St.Mary’s in Bridgeton was, at first, the only Catholic parish.  As Carrollton grew, the archdiocese agreed to build a new parish in the neighborhood.  Father Horenkamp was the first pastor.  At first we had a gutted house on Grandin that held first, second, and third grade.  Anyone older than that still attended St, Mary’s.  I went to the Grandin school but my brother, a sixth grader still went to St. Mary’s  I attended second and part of third on Grandin and then the school building was completed and we transferred to the Dupage site. The home on Grandin did have two bathrooms and that was used for all of us.  We would have recess in the back yard.   Masses were held in the basement of willing parishioners.  I remember going to mass in the basement of the Rod White family home, which was on the upper corner of Lonsdale and Celburne.  (They had a daughter my age named Arleta)  When the home on Grandin was purchased it was a school on Mondays through Fridays and then the bench/tables were converted from tables to benches and mass was held there.
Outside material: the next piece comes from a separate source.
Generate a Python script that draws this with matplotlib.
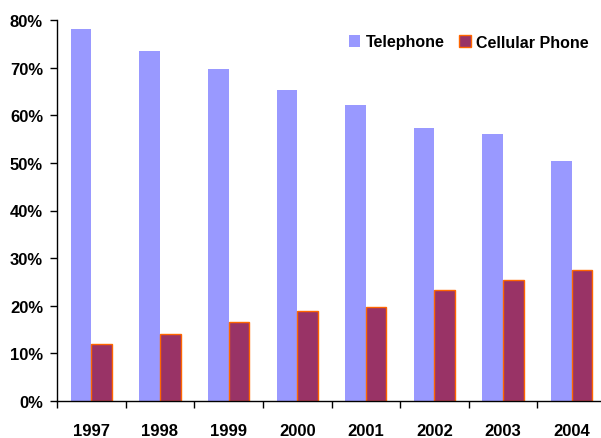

(I asked Gayle which house was the school-house. She had done some research and replied:)

St.Mary’s in Bridgeton was, at first, the only Catholic parish.  As Carrollton grew, the archdiocese agreed to build a new parish in the neighborhood.  Father Horenkamp was the first pastor.  At first we had a gutted house on Grandin that held first, second, and third grade.  Anyone older than that still attended St, Mary’s.  I went to the Grandin school but my brother, a sixth grader still went to St. Mary’s  I attended second and part of third on Grandin and then the school building was completed and we transferred to the Dupage site. The home on Grandin did have two bathrooms and that was used for all of us.  We would have recess in the back yard.   Masses were held in the basement of willing parishioners.  I remember going to mass in the basement of the Rod White family home, which was on the upper corner of Lonsdale and Celburne.  (They had a daughter my age named Arleta)  When the home on Grandin was purchased it was a school on Mondays through Fridays and then the bench/tables were converted from tables to benches and mass was held there.  St. Lawrence house was six from the corner.

(Thank you so much Gayle! Your story is another unique piece of the heritage and history of this space! Thank you for sharing your history with us!)